Failure on USM shared malloc with large sizes

sajjadrsm · June 21, 2021, 12:02pm

Hi everyone,

I have a question about USM shared malloc arguments.

In my program, I use a USM shared pointer with size 2*N*N:

std::vector<float> A(2 * N * N);
auto A_acc = (Array<float, 2, N, N> *)malloc_shared( sizeof(Array<float, 2, N, N>), 
                         deviceQueue.get_device(), deviceQueue.get_context());
new (A_acc) Array<float, 2, N, N>(A.data());

Inside the kernel I reference the shared memory via A_acc[0][0][i][j] and A_acc[0][1][i][j].

My program works when N is set to values smaller than 24 (like 8, 16 or 24), but it fails at size 32.

May I ask if there is any limitations on using USM pointers inside kernels?

Thanks & Regards
Sajjad

keryell1 · June 21, 2021, 3:58pm

Can you post the full example or at least a minimum test case showing the problem, which compiler & system you are using, which accelerator are you targeting? Otherwise it is difficult to help. For example I have no idea about what is “Array” and so on.

sajjadrsm · June 21, 2021, 9:07pm

Thanks for your response. This is how I am defining Array:

template<typename T, int N, int... Rest>
struct Array : std::array<Array<T, Rest...> , N>{
  using std::array<Array<T, Rest...> , N>::operator[];
};

template<typename T, int N>
struct Array<T, N> : std::array<T, N>{
  using std::array<T, N>::operator[];
};

I am using the CUDA backend on DPC++ where the malloc_shared calls cuda_piextUSMSharedAlloc in the Cuda plugin API and then it makes a call to cuMemAllocManaged.
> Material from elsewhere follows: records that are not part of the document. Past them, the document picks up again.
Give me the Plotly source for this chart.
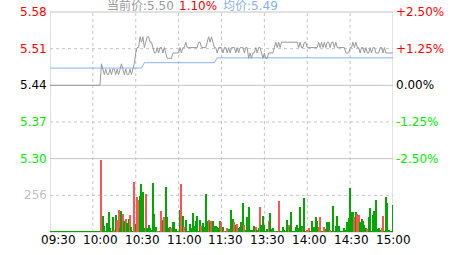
import plotly.graph_objects as go

# ---------------- data ----------------
prev_close = 5.44
cur_price = "5.50"
cur_pct = "1.10%"
avg_price = "5.49"

time_labels = ["09:30", "10:00", "10:30", "11:00", "11:30", "13:30", "14:00", "14:30", "15:00"]
left_labels = ["5.58", "5.51", "5.44", "5.37", "5.30"]
right_labels = ["+2.50%", "+1.25%", "0.00%", "-1.25%", "-2.50%"]
pct_levels = [2.5, 1.25, 0.0, -1.25, -2.5]
vol_label = "256"
vol_label_value = 256
vol_max = 512

price = (
    [5.44] * 36 +
    [5.48, 5.47, 5.46, 5.47, 5.46, 5.46, 5.47, 5.46, 5.47, 5.47, 5.46, 5.47, 5.46, 5.47, 5.48,
     5.47, 5.46, 5.47, 5.46, 5.46, 5.47, 5.46, 5.47,
     5.48, 5.50, 5.51, 5.51, 5.53, 5.52, 5.53, 5.51, 5.52, 5.53, 5.53, 5.52, 5.52, 5.51, 5.50,
     5.50, 5.51, 5.50, 5.51, 5.51, 5.50, 5.51, 5.50, 5.49, 5.49, 5.49, 5.49, 5.50, 5.50, 5.50,
     5.50, 5.50, 5.51, 5.50, 5.51, 5.51, 5.52, 5.51, 5.51, 5.51, 5.51, 5.51, 5.51, 5.51, 5.51,
     5.52, 5.52, 5.51, 5.51, 5.51, 5.51, 5.52, 5.53, 5.52, 5.53, 5.52, 5.51, 5.51, 5.50, 5.51,
     5.51, 5.51, 5.50, 5.51, 5.51, 5.50, 5.51, 5.50, 5.51, 5.51, 5.51, 5.50, 5.51, 5.50, 5.51,
     5.51, 5.51, 5.50, 5.51, 5.51, 5.49, 5.50, 5.49, 5.50, 5.50, 5.51, 5.50, 5.51, 5.51, 5.50,
     5.49, 5.50, 5.49, 5.49, 5.50, 5.50, 5.50, 5.50, 5.51, 5.52, 5.51, 5.52, 5.51, 5.52, 5.52,
     5.52, 5.52, 5.52, 5.52, 5.52, 5.52, 5.52, 5.52, 5.52, 5.52,
     5.51, 5.52, 5.51, 5.51, 5.52, 5.52, 5.51, 5.51, 5.51, 5.51, 5.51, 5.51, 5.51, 5.51, 5.52,
     5.51, 5.52, 5.51, 5.52, 5.51, 5.52, 5.52, 5.51, 5.52, 5.52, 5.51, 5.52, 5.51, 5.51, 5.51,
     5.51, 5.51, 5.51, 5.50, 5.50, 5.50, 5.51, 5.51, 5.52, 5.51, 5.52, 5.51, 5.51, 5.50, 5.51,
     5.51, 5.50, 5.51, 5.50, 5.50, 5.51, 5.50, 5.51, 5.51, 5.50, 5.50, 5.50, 5.51, 5.51, 5.50,
     5.51, 5.50, 5.50, 5.50, 5.50, 5.50, 5.50]
)

avg_x = [0, 64, 66, 115, 117, 240]
avg_y = [5.472, 5.472, 5.482, 5.482, 5.491, 5.491]

volume = (
    [4] * 36 +
    [508, 116, 46, 12, 62, 139, 30, 12, 104, 16, 122, 88, 157, 30, 150, 127, 81, 92, 62, 92,
     122, 39, 12, 353, 58, 247, 226, 254, 335, 282, 30, 270, 30, 53, 30, 16, 342, 127, 39, 12,
     12, 12, 150, 88, 109, 316, 109, 30, 39, 30, 74, 74, 23, 7, 12, 155, 335, 116, 35, 85,
     12, 7, 58, 30,
     132, 46, 76, 116, 12, 88, 46, 62, 39, 270, 81, 88, 69, 81, 76, 46, 46, 39, 30, 76,
     69, 39, 12, 12, 30, 23, 16, 157, 92, 69, 53, 58, 30, 39, 69, 208, 53, 18, 109, 178,
     12, 16, 18, 46, 35, 16, 30, 178, 53, 116, 53, 7, 23, 81, 132, 23, 28, 12, 12, 12,
     219, 12, 12, 39, 16, 12, 88, 53, 39,
     143, 12, 12, 39, 53, 30, 178, 46, 30, 243, 12, 18, 30, 12, 76, 30, 35, 104, 76, 39,
     104, 12, 12, 39, 23, 74, 74, 18, 12, 185, 12, 46, 116, 46, 12, 12, 12, 30, 18, 69,
     97, 310, 143, 139, 104, 143, 127, 122, 69, 92, 81, 53, 30, 23, 104, 169, 12, 122, 150, 224,
     23, 30, 18, 30, 116, 12, 247, 208, 16, 12, 5, 192]
)

# 1 = up (red), -1 = down (green)
vol_dir = (
    [-1] * 36 +
    [1, -1, -1, -1, -1, -1, -1, -1, -1, 1, -1, 1, 1, -1, -1, 1, -1, 1, -1, -1,
     1, -1, -1, 1, -1, 1, 1, -1, -1, -1, -1, 1, -1, -1, -1, -1, -1, -1, -1, 1,
     1, -1, 1, -1, 1, -1, -1, -1, -1, 1, -1, -1, -1, -1, -1, -1, 1, -1, 1, -1,
     -1, -1, -1, -1,
     -1, -1, -1, -1, -1, -1, 1, -1, -1, -1, -1, 1, -1, 1, -1, -1, -1, -1, -1, -1,
     1, -1, 1, -1, 1, -1, -1, -1, -1, 1, -1, 1, -1, -1, -1, -1, 1, -1, -1, -1,
     -1, -1, -1, -1, 1, -1, -1, 1, -1, -1, -1, -1, -1, 1, -1, -1, -1, -1, 1, -1,
     1, -1, -1, -1, -1, -1, -1, 1, -1,
     -1, -1, -1, -1, -1, -1, -1, -1, 1, -1, -1, 1, 1, -1, -1, -1, -1, -1, -1, 1,
     1, -1, -1, 1, -1, -1, -1, 1, -1, -1, -1, -1, -1, -1, -1, -1, -1, -1, -1, -1,
     -1, -1, -1, -1, 1, -1, 1, 1, -1, -1, -1, -1, -1, 1, -1, -1, -1, -1, -1, -1,
     -1, -1, -1, 1, 1, -1, -1, -1, -1, -1, -1, -1]
)

minutes = list(range(len(price)))

# ---------------- styling ----------------
RED = "#ff0000"
LIME = "#00ee00"
BAR_RED = "#ff5252"
BAR_GREEN = "#00a800"
GRID = "#c4c4c4"
FONT = "DejaVu Sans, Noto Sans CJK SC"

W, H = 463, 255
ML, MR, MT, MB = 50, 70, 12, 23
PW, PH = W - ML - MR, H - MT - MB

def px_x(p):
    return (p - ML) / PW

def px_y(p):
    return (H - MB - p) / PH

bar_colors = [BAR_RED if d > 0 else BAR_GREEN for d in vol_dir]
price_lo = prev_close * (1 - 0.025)
price_hi = prev_close * (1 + 0.025)

fig = go.Figure()
fig.add_trace(go.Bar(x=minutes, y=volume, marker=dict(color=bar_colors, line=dict(width=0)),
                     width=0.75, yaxis="y2", hoverinfo="skip"))
fig.add_trace(go.Scatter(x=avg_x, y=avg_y, mode="lines",
                         line=dict(color="#8ab0f0", width=1), yaxis="y"))
fig.add_trace(go.Scatter(x=minutes, y=price, mode="lines",
                         line=dict(color="#999999", width=1), yaxis="y"))

shapes = []
for k in range(7):
    solid = k % 2 == 0
    shapes.append(dict(type="line", xref="paper", yref="paper", x0=0, x1=1, y0=k / 6, y1=k / 6,
                       line=dict(color=GRID, width=1, dash="solid" if solid else "3px,3px"),
                       layer="below"))
for i in range(len(time_labels)):
    solid = i == 0 or i == len(time_labels) - 1
    shapes.append(dict(type="line", xref="x", yref="paper", x0=30 * i, x1=30 * i, y0=0, y1=1,
                       line=dict(color=GRID, width=1, dash="solid" if solid else "3px,3px"),
                       layer="below"))

ann = []
for lab, pc in zip(left_labels, pct_levels):
    col = RED if pc > 0 else (LIME if pc < 0 else "#000000")
    ann.append(dict(x=px_x(49), xref="paper", y=prev_close * (1 + pc / 100), yref="y",
                    text=lab, showarrow=False, xanchor="right", yanchor="middle",
                    font=dict(family=FONT, size=12, color=col)))
for lab, pc in zip(right_labels, pct_levels):
    col = RED if pc > 0 else (LIME if pc < 0 else "#000000")
    ann.append(dict(x=px_x(394), xref="paper", y=prev_close * (1 + pc / 100), yref="y",
                    text=lab, showarrow=False, xanchor="left", yanchor="middle",
                    font=dict(family=FONT, size=12, color=col)))
ann.append(dict(x=px_x(49), xref="paper", y=vol_label_value, yref="y2", text=vol_label,
                showarrow=False, xanchor="right", yanchor="middle",
                font=dict(family=FONT, size=12, color="#c0c0c0")))
for i, lab in enumerate(time_labels):
    ann.append(dict(x=px_x(58.2 + 41.94 * i), xref="paper", y=px_y(239.5), yref="paper",
                    text=lab, showarrow=False, xanchor="center", yanchor="middle",
                    font=dict(family=FONT, size=12, color="#000000")))
header = [("当前价:" + cur_price, "#999999", 104.5), (cur_pct, RED, 177), ("均价:" + avg_price, "#8ab0f0", 220.5)]
for txt, col, xp in header:
    ann.append(dict(x=px_x(xp), xref="paper", y=px_y(5.5), yref="paper", text=txt,
                    showarrow=False, xanchor="left", yanchor="middle",
                    font=dict(family=FONT, size=12, color=col)))

fig.update_layout(
    width=W, height=H, margin=dict(l=ML, r=MR, t=MT, b=MB, pad=0),
    paper_bgcolor="white", plot_bgcolor="white", showlegend=False,
    bargap=0,
    xaxis=dict(range=[0, 240], showgrid=False, zeroline=False, showticklabels=False,
               showline=False, fixedrange=True),
    yaxis=dict(domain=[1 / 3, 1], range=[price_lo, price_hi], showgrid=False, zeroline=False,
               showticklabels=False, showline=False),
    yaxis2=dict(domain=[0, 1 / 3], range=[0, vol_max], showgrid=False, zeroline=False,
                showticklabels=False, showline=False),
    shapes=shapes, annotations=ann,
)

fig.write_html("out.html", config={"displayModeBar": False})
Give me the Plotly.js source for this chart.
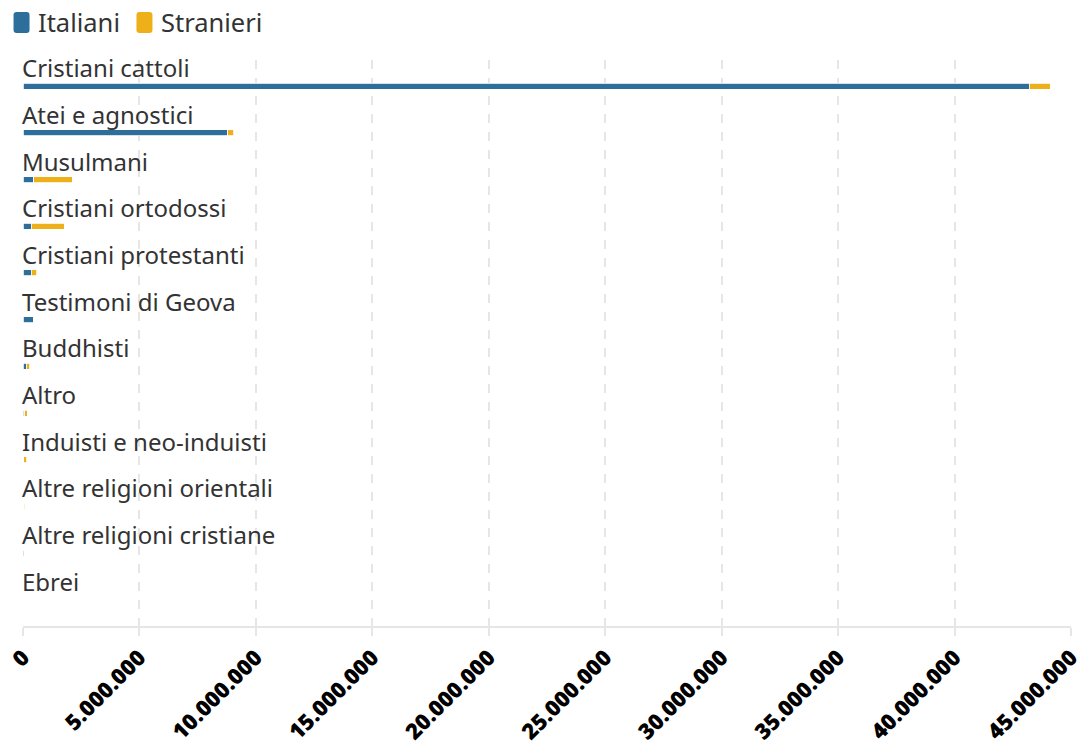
<!DOCTYPE html>
<html>
<head>
<meta charset="utf-8">
<script src="https://cdn.plot.ly/plotly-3.0.1.min.js"></script>
<style>html,body{margin:0;padding:0;background:#fff;}#chart{width:1088px;height:747px;}</style>
</head>
<body>
<div id="chart"></div>
<script>
const categories = ["Cristiani cattoli","Atei e agnostici","Musulmani","Cristiani ortodossi","Cristiani protestanti","Testimoni di Geova","Buddhisti","Altro","Induisti e neo-induisti","Altre religioni orientali","Altre religioni cristiane","Ebrei"];
const italiani = [43200000, 8800000, 470000, 360000, 360000, 440000, 130000, 70000, 40000, 25000, 50000, 30000];
const stranieri = [900000, 250000, 1650000, 1420000, 220000, 20000, 170000, 120000, 130000, 60000, 10000, 5000];
const tickValues = [0, 5000000, 10000000, 15000000, 20000000, 25000000, 30000000, 35000000, 40000000, 45000000];
const seriesNames = ["Italiani", "Stranieri"];

const BLUE = "#2e6e9b", YELLOW = "#eeb018";
const colors = [BLUE, YELLOW];
const barW = 0.13;
const traces = [
  {type:"bar", orientation:"h", name:seriesNames[0], y:categories, x:italiani, width:barW,
   marker:{color:BLUE, line:{color:"#fff", width:0.8}}},
  {type:"bar", orientation:"h", name:seriesNames[1], y:categories, x:stranieri, width:barW,
   marker:{color:YELLOW, line:{color:"#fff", width:0.8}}}
];
const FONT = "Noto Sans, Open Sans, sans-serif";
const annotations = categories.map(c => ({
  xref:"x", yref:"y", x:0, y:c, text:c, showarrow:false, xanchor:"left", yanchor:"bottom",
  yshift:0, xshift:-3, font:{family:FONT, size:24, color:"#333"}
}));
// custom legend (rounded swatches + labels)
const legendMarkerX = [-0.0014, 0.1159];
const legendTextX = [0.0125, 0.1300];
const legendY = 1.0663;
const shapes = [];
seriesNames.forEach((n, i) => {
  const w = 8, h = 10.5, r = 3;
  shapes.push({type:"path", xref:"paper", yref:"paper", xsizemode:"pixel", ysizemode:"pixel",
    xanchor:legendMarkerX[i], yanchor:legendY,
    path:`M ${-w+r},${-h} L ${w-r},${-h} Q ${w},${-h} ${w},${-h+r} L ${w},${h-r} Q ${w},${h} ${w-r},${h} L ${-w+r},${h} Q ${-w},${h} ${-w},${h-r} L ${-w},${-h+r} Q ${-w},${-h} ${-w+r},${-h} Z`,
    fillcolor:colors[i], line:{width:0}});
  annotations.push({xref:"paper", yref:"paper", x:legendTextX[i], y:legendY, text:n, showarrow:false,
    xanchor:"left", yanchor:"middle", font:{family:FONT, size:25.5, color:"#333"}});
});
const layout = {
  width:1088, height:747,
  margin:{l:23, r:17, t:60, b:121},
  barmode:"stack", bargap:0,
  separators:",.",
  showlegend:false,
  xaxis:{range:[0,45000000], tickvals:tickValues, tickformat:",d", tickangle:-45,
         showgrid:true, gridcolor:"#e6e6e6", gridwidth:2, griddash:"dash",
         zeroline:false, showline:true, linecolor:"#e6e6e6", linewidth:2,
         ticks:"outside", ticklen:8, tickcolor:"#e6e6e6", tickwidth:2,
         tickfont:{family:"Open Sans, sans-serif", size:22, color:"#000", weight:800}},
  yaxis:{type:"category", categoryorder:"array", categoryarray:categories,
         range:[11.56,-0.56], showticklabels:false, showgrid:false, zeroline:false, showline:false, ticks:""},
  annotations:annotations,
  shapes:shapes,
  plot_bgcolor:"#fff", paper_bgcolor:"#fff"
};
Plotly.newPlot("chart", traces, layout, {displayModeBar:false, staticPlot:true});
</script>
</body>
</html>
keryell1 · June 22, 2021, 1:44am

I see, your Array is multidimensional array defined by using recursively a std::array.
I cannot see any obvious reason for the failure.
Perhaps some alignment constraints?
For N = 32, this requires 8192 bytes, which might hit a bug when using more than one 4K page?
Anyway, it looks related to a specific implementation with a specific back-end. so I suggest you open an issue on GitHub - intel/llvm: Intel staging area for llvm.org contribution. Home for Intel LLVM-based projects. with a complete example which can compile and exhibits the bug at run time so they can directly try the code.

sajjadrsm · June 22, 2021, 8:57pm

Thank you very much for the pointers.

system · December 19, 2021, 8:58pm

This topic was automatically closed 180 days after the last reply. New replies are no longer allowed.